特筆すべきは、カイルの視点から見た戦場の描写が、観客にほぼ一方的な視座を与えている点です。これにより、戦場での行動が正義であるか否かは明確に語られず、むしろ観客自身が価値判断を迫られる構造になっています。この手法は、戦争の正義・不正義を単純化せず、複雑な現実をそのまま突きつける意図があると考えられます。
終盤、予期せぬ形でカイルが命を落とす場面は、戦場ではなく国内で起こります。この事実は「戦場から帰還すればすべてが終わるわけではない」という現実を強く印象づけます。ここには、兵士が抱える精神的トラウマや、社会がそれを十分に受け止めきれていない現状への批評性も読み取れます。
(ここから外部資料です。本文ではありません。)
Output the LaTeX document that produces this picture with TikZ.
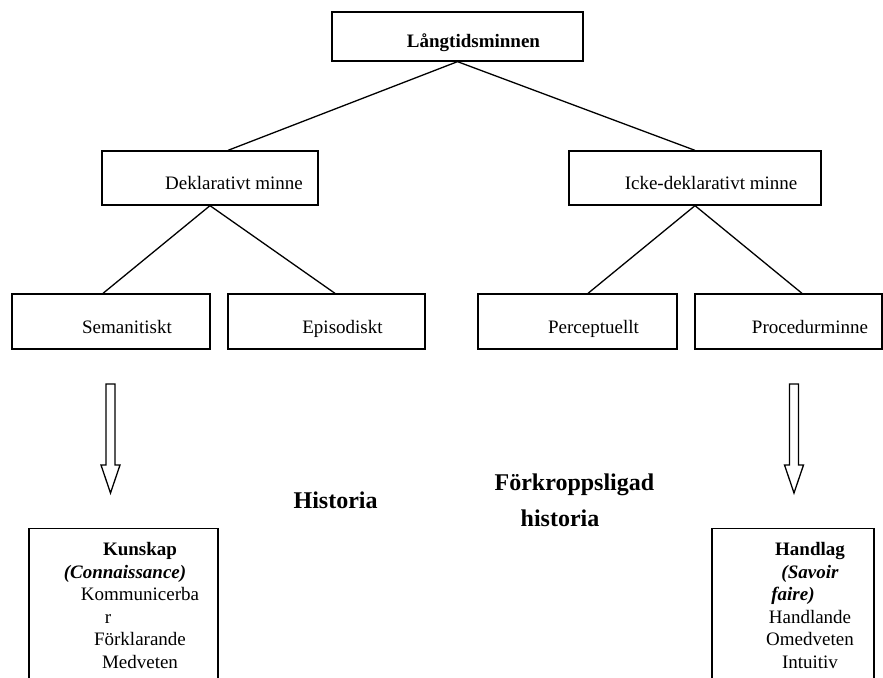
\documentclass[tikz,border=0pt]{standalone}
\usepackage{fontspec}
\setmainfont{Liberation Serif}
\usepackage{tikz}
\usetikzlibrary{calc}
\usetikzlibrary{positioning}

\tikzset{
	ruta/.style={draw, line width=1.3pt, minimum height=55pt, inner sep=0pt, font=\fontsize{19}{22.5}\selectfont},
	lista/.style={align=center, inner sep=0pt, anchor=north, font=\fontsize{19}{22.5}\selectfont},
	rubrik/.style={align=left, inner sep=0pt, anchor=base west, font=\fontsize{24}{36}\selectfont\bfseries}
}
% text lite till hoger och nere i rutan
\newcommand{\rtext}[2][32pt]{\rule[-5pt]{0pt}{33pt}\hspace*{#1}#2}

\begin{document}
\begin{tikzpicture}[x=1pt,y=-1pt,line width=1.3pt]
		\clip (0,0) rectangle (883,677);
		% minnen
		\node[ruta, minimum width=251pt, minimum height=49pt] (lang) at (457.5,36.5) {\rtext{\textbf{Långtidsminnen}}};
		\node[ruta, minimum width=216pt, minimum height=54pt] (dekl) at (210,178) {\rtext[48pt]{Deklarativt minne}};
		\node[ruta, minimum width=252pt, minimum height=54pt] (icke) at (695,178) {\rtext{Icke-deklarativt minne}};
		\node[ruta, minimum width=198pt] (sem) at (111,321.5) {\rtext{Semanitiskt}};
		\node[ruta, minimum width=197pt] (epi) at (326.5,321.5) {\rtext{Episodiskt}};
		\node[ruta, minimum width=199pt] (perc) at (577.5,321.5) {\rtext{Perceptuellt}};
		\node[ruta, minimum width=187pt] (proc) at (788.5,321.5) {\rtext[43pt]{Procedurminne}};
		% linjer
		\draw (lang.south) -- ($(dekl.north)+(18,0)$);
		\draw (lang.south) -- (icke.north);
		\draw (dekl.south) -- ($(sem.north)+(-8,0)$);
		\draw (dekl.south) -- ($(epi.north)+(8.5,0)$);
		\draw (icke.south) -- ($(perc.north)+(10.5,0)$);
		\draw (icke.south) -- ($(proc.north)+(13.5,0)$);
		% pilar
		\foreach \ax in {110.5,794}
			\draw[fill=white] (\ax-4.5,384) -- (\ax-4.5,465) -- (\ax-9.5,465) -- (\ax,493)
				-- (\ax+9.5,465) -- (\ax+4.5,465) -- (\ax+4.5,384) -- cycle;
		% historia
		\node[rubrik] (hist) at (293,508) {Historia};
		\node[rubrik] (fork) at (494,526) {Förkroppsligad\\\hspace*{26pt}historia};
		% kunskap och handlag
		\node[draw, line width=1.3pt, minimum width=189pt, minimum height=200pt, anchor=north] (kunsk) at (123.5,528) {};
		\node[lista] (kunsktxt) at (140,542) {\textbf{Kunskap}\\\textbf{\textit{(Connaissance)}}\hspace*{30pt}\mbox{}\\Kommunicerba\\r\hspace*{64pt}\mbox{}\\Förklarande\\Medveten};
		\node[draw, line width=1.3pt, minimum width=162pt, minimum height=200pt, anchor=north] (handl) at (793,528) {};
		\node[lista] (handltxt) at (810,542) {\textbf{Handlag}\\\textbf{\textit{(Savoir}}\\\textbf{\textit{faire)}}\hspace*{34pt}\mbox{}\\Handlande\\Omedveten\\Intuitiv};
	\end{tikzpicture}
\end{document}
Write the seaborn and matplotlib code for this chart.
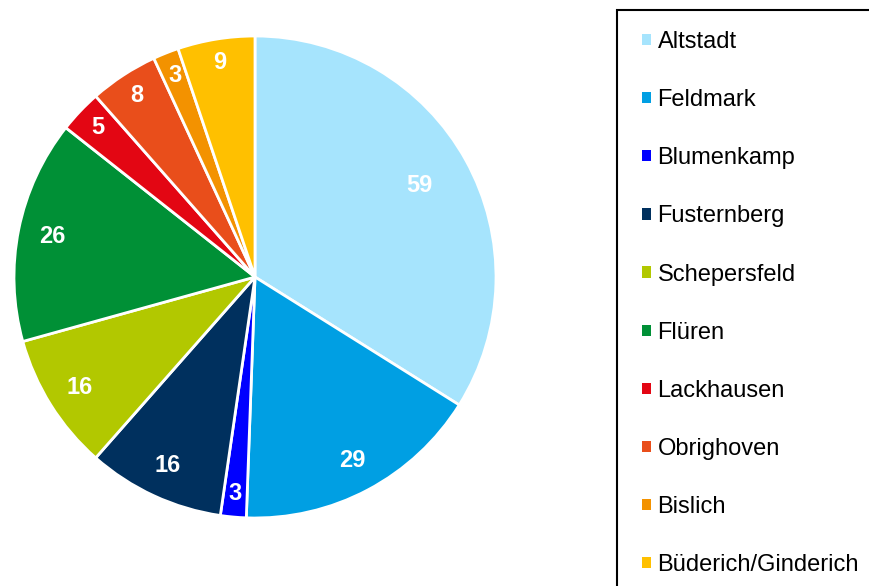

また、家族との関係性の描写は、戦争の代償が個人だけでなく周囲の人々にも及ぶことを示しています。妻タヤとの再会や会話のシーンは、一見日常的ですが、戦場での記憶が常に影を落としており、その静けさの中に深い緊張が漂っています。
総じて『アメリカン・スナイパー』は、英雄譚としての快感と、戦争がもたらす終わりなき影という二つの側面を同時に提示することで、観客に長く消えない余韻を残す作品となっています。